Even More Pension Money Is Headed to Wall Street

New York’s Democrat-controlled legislature passed a bill this week to funnel an additional $54 billion in public pension funds to high-risk private equity investments. It's most likely an unwise financial strategy — and only Wall Street will benefit.

Legislation now headed to Democratic governor Kathy Hochul’s desk — would allow officials to invest up to 35 percent of New York’s $545 billion state and local pension funds in hedge funds, private equity, real estate, and other so-called “alternative investments.” (Wally Gobetz / Flickr)


New York’s Democratic-controlled legislature this week passed a bill to funnel as much as $54 billion more in retiree savings into high-risk Wall Street investments, amid a flood of campaign cash from the financial industry.
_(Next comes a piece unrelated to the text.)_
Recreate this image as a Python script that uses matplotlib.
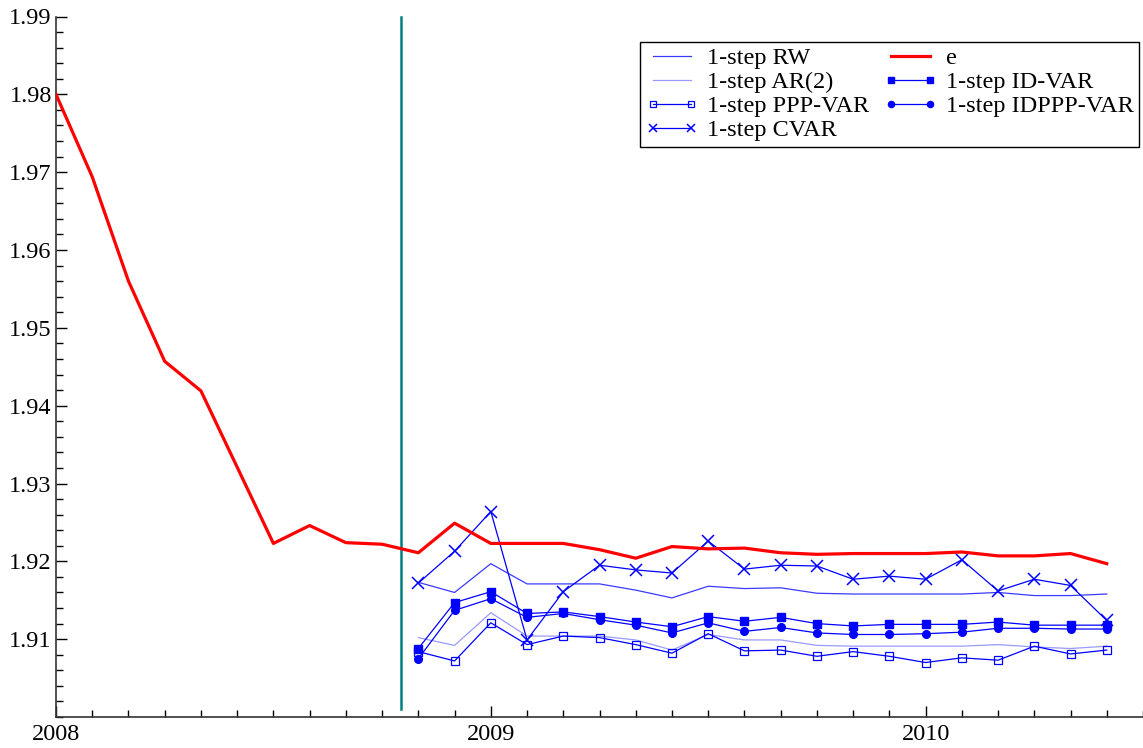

New York’s largest teachers’ union backed the legislation, even though the move came after federal regulators — and the union’s own national leaders — issued loud warnings about the risk of such investments.

The legislation — now headed to Democratic governor Kathy Hochul’s desk — would allow officials to invest up to 35 percent of New York’s $545 billion state and local pension funds in hedge funds, private equity, real estate, and other so-called “alternative investments.” The state currently caps pension funds’ outlays in alternative investments at 25 percent.